• Aim of the task:
Would you write out the listing verbatim and skip every picture in it?

start

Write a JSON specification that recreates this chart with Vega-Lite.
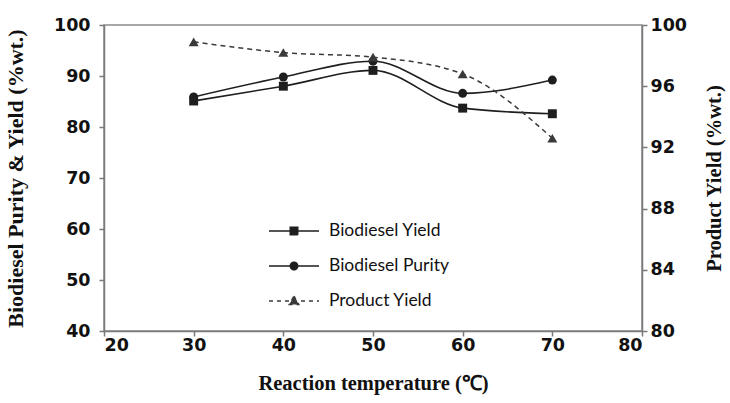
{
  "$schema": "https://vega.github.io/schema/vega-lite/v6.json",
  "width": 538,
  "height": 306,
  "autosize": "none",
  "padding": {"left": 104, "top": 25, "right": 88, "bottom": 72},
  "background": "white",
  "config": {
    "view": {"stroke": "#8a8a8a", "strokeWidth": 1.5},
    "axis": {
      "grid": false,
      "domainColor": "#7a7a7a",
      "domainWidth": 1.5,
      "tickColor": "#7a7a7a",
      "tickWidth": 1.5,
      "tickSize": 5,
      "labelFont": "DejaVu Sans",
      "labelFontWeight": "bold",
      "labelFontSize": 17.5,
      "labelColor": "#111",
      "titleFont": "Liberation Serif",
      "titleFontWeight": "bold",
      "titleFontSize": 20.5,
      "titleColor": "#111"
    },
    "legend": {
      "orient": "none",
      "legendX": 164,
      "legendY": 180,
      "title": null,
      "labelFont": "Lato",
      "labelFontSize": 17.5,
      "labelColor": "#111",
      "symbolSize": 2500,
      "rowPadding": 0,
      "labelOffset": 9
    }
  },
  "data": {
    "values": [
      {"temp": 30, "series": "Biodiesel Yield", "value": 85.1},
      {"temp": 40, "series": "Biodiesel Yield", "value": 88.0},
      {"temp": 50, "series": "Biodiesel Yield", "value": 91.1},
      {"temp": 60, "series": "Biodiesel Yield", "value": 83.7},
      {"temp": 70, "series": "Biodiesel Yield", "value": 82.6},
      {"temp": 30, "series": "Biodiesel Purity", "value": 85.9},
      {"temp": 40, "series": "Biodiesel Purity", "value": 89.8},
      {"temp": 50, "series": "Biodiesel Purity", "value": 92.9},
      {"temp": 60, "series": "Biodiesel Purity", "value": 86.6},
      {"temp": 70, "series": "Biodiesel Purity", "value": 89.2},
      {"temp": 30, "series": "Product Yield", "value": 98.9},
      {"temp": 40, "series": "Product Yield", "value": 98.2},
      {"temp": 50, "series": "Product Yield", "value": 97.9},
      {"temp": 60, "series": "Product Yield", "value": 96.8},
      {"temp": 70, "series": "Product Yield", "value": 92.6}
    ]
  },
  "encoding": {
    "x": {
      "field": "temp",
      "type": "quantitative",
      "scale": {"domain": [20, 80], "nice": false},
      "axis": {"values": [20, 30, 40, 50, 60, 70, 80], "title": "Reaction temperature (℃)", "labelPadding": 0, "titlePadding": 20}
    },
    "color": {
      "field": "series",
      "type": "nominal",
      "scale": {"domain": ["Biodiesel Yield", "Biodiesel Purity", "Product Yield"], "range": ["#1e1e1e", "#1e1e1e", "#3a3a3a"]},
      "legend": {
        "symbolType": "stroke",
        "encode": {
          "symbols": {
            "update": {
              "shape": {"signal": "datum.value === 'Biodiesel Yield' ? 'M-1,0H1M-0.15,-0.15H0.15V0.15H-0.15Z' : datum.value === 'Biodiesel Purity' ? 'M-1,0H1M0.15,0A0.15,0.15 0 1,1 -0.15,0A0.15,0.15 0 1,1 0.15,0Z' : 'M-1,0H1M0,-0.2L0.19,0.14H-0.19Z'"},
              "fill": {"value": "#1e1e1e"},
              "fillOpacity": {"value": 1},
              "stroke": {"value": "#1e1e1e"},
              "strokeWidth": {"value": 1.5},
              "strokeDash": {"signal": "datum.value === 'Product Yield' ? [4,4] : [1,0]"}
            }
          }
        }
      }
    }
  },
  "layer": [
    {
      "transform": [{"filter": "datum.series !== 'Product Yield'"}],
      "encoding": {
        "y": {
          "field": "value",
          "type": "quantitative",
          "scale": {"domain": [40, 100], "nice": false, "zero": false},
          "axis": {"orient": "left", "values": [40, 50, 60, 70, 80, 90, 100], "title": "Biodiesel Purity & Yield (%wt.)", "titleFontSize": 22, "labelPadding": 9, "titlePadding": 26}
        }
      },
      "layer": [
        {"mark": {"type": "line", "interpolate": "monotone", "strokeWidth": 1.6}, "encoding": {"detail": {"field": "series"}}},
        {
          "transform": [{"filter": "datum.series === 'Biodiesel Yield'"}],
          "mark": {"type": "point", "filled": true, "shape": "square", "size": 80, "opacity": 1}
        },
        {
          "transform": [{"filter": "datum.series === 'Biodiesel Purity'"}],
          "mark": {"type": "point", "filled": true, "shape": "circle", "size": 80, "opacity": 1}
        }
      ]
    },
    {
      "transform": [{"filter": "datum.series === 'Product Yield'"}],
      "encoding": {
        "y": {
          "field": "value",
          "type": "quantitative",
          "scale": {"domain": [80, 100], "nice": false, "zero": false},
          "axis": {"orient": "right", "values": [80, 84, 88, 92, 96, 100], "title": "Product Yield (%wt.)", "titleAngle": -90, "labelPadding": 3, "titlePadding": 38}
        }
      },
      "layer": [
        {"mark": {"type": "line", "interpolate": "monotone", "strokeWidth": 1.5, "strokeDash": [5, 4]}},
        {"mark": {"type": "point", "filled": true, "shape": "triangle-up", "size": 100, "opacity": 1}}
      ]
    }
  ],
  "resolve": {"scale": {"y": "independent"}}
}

end

• Exercise result:
Write a JSON specification that recreates this chart with Vega-Lite.
{
  "$schema": "https://vega.github.io/schema/vega-lite/v6.json",
  "width": 538,
  "height": 306,
  "autosize": "none",
  "padding": {"left": 104, "top": 25, "right": 88, "bottom": 72},
  "background": "white",
  "config": {
    "view": {"stroke": "#8a8a8a", "strokeWidth": 1.5},
    "axis": {
      "grid": false,
      "domainColor": "#7a7a7a",
      "domainWidth": 1.5,
      "tickColor": "#7a7a7a",
      "tickWidth": 1.5,
      "tickSize": 5,
      "labelFont": "DejaVu Sans",
      "labelFontWeight": "bold",
      "labelFontSize": 17.5,
      "labelColor": "#111",
      "titleFont": "Liberation Serif",
      "titleFontWeight": "bold",
      "titleFontSize": 20.5,
      "titleColor": "#111"
    },
    "legend": {
      "orient": "none",
      "legendX": 164,
      "legendY": 180,
      "title": null,
      "labelFont": "Lato",
      "labelFontSize": 17.5,
      "labelColor": "#111",
      "symbolSize": 2500,
      "rowPadding": 0,
      "labelOffset": 9
    }
  },
  "data": {
    "values": [
      {"temp": 30, "series": "Biodiesel Yield", "value": 85.1},
      {"temp": 40, "series": "Biodiesel Yield", "value": 88.0},
      {"temp": 50, "series": "Biodiesel Yield", "value": 91.1},
      {"temp": 60, "series": "Biodiesel Yield", "value": 83.7},
      {"temp": 70, "series": "Biodiesel Yield", "value": 82.6},
      {"temp": 30, "series": "Biodiesel Purity", "value": 85.9},
      {"temp": 40, "series": "Biodiesel Purity", "value": 89.8},
      {"temp": 50, "series": "Biodiesel Purity", "value": 92.9},
      {"temp": 60, "series": "Biodiesel Purity", "value": 86.6},
      {"temp": 70, "series": "Biodiesel Purity", "value": 89.2},
      {"temp": 30, "series": "Product Yield", "value": 98.9},
      {"temp": 40, "series": "Product Yield", "value": 98.2},
      {"temp": 50, "series": "Product Yield", "value": 97.9},
      {"temp": 60, "series": "Product Yield", "value": 96.8},
      {"temp": 70, "series": "Product Yield", "value": 92.6}
    ]
  },
  "encoding": {
    "x": {
      "field": "temp",
      "type": "quantitative",
      "scale": {"domain": [20, 80], "nice": false},
      "axis": {"values": [20, 30, 40, 50, 60, 70, 80], "title": "Reaction temperature (℃)", "labelPadding": 0, "titlePadding": 20}
    },
    "color": {
      "field": "series",
      "type": "nominal",
      "scale": {"domain": ["Biodiesel Yield", "Biodiesel Purity", "Product Yield"], "range": ["#1e1e1e", "#1e1e1e", "#3a3a3a"]},
      "legend": {
        "symbolType": "stroke",
        "encode": {
          "symbols": {
            "update": {
              "shape": {"signal": "datum.value === 'Biodiesel Yield' ? 'M-1,0H1M-0.15,-0.15H0.15V0.15H-0.15Z' : datum.value === 'Biodiesel Purity' ? 'M-1,0H1M0.15,0A0.15,0.15 0 1,1 -0.15,0A0.15,0.15 0 1,1 0.15,0Z' : 'M-1,0H1M0,-0.2L0.19,0.14H-0.19Z'"},
              "fill": {"value": "#1e1e1e"},
              "fillOpacity": {"value": 1},
              "stroke": {"value": "#1e1e1e"},
              "strokeWidth": {"value": 1.5},
              "strokeDash": {"signal": "datum.value === 'Product Yield' ? [4,4] : [1,0]"}
            }
          }
        }
      }
    }
  },
  "layer": [
    {
      "transform": [{"filter": "datum.series !== 'Product Yield'"}],
      "encoding": {
        "y": {
          "field": "value",
          "type": "quantitative",
          "scale": {"domain": [40, 100], "nice": false, "zero": false},
          "axis": {"orient": "left", "values": [40, 50, 60, 70, 80, 90, 100], "title": "Biodiesel Purity & Yield (%wt.)", "titleFontSize": 22, "labelPadding": 9, "titlePadding": 26}
        }
      },
      "layer": [
        {"mark": {"type": "line", "interpolate": "monotone", "strokeWidth": 1.6}, "encoding": {"detail": {"field": "series"}}},
        {
          "transform": [{"filter": "datum.series === 'Biodiesel Yield'"}],
          "mark": {"type": "point", "filled": true, "shape": "square", "size": 80, "opacity": 1}
        },
        {
          "transform": [{"filter": "datum.series === 'Biodiesel Purity'"}],
          "mark": {"type": "point", "filled": true, "shape": "circle", "size": 80, "opacity": 1}
        }
      ]
    },
    {
      "transform": [{"filter": "datum.series === 'Product Yield'"}],
      "encoding": {
        "y": {
          "field": "value",
          "type": "quantitative",
          "scale": {"domain": [80, 100], "nice": false, "zero": false},
          "axis": {"orient": "right", "values": [80, 84, 88, 92, 96, 100], "title": "Product Yield (%wt.)", "titleAngle": -90, "labelPadding": 3, "titlePadding": 38}
        }
      },
      "layer": [
        {"mark": {"type": "line", "interpolate": "monotone", "strokeWidth": 1.5, "strokeDash": [5, 4]}},
        {"mark": {"type": "point", "filled": true, "shape": "triangle-up", "size": 100, "opacity": 1}}
      ]
    }
  ],
  "resolve": {"scale": {"y": "independent"}}
}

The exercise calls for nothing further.